How Big Is Big Enough? The SEC Rejects Cryptocurrency ETF Applications Based on Limited Market Size and Resulting Concerns Over Oversight/Monitoring.
Jerome Tomas
Co-Chair of Baker McKenzie's North America Government Enforcement Practice Group
The SEC is being cautious. Correction. To paraphrase my children, the SEC is being super-cautious. This time over the approval of cryptocurrency-based ETFs (or ETPs). Most recently, in a set of companion orders, the SEC has refused to approve for listing and trading several cryptocurrency based ETFs. The SEC's orders denying these requests run 20+ pages long each, and are filled with the exchanges' analysis in support of the listing of these funds and the SEC's rationale for denying approval.

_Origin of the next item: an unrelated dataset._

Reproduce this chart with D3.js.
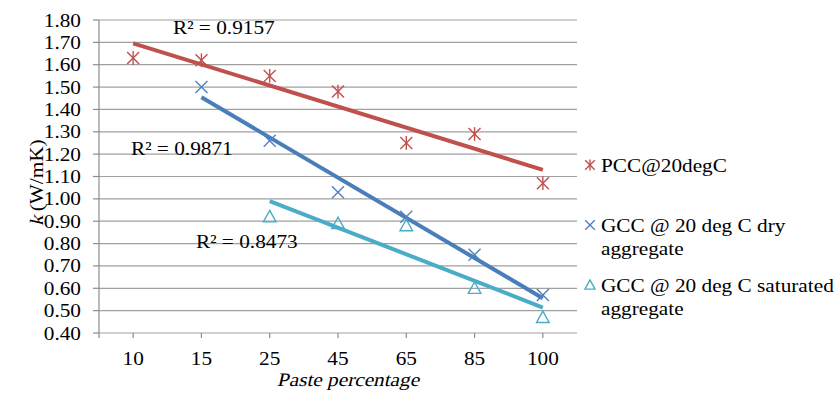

However, at the end of the day, it appears to come down to a deceptively simple reason -- the regulated market size for cryptocurrency-based ETFs and futures was not sufficiently large enough to provide the SEC with comfort that the various exchanges' rules around trading these products would be designed to allow prevent fraudulent and manipulative conduct. This note attempts to simplify some of the detailed concepts addressed in the SEC's orders, while also providing my personal views on the future of cryptocurrency and the securities laws, specifically cryptocurrency-based ETFs. I hope you find it helpful.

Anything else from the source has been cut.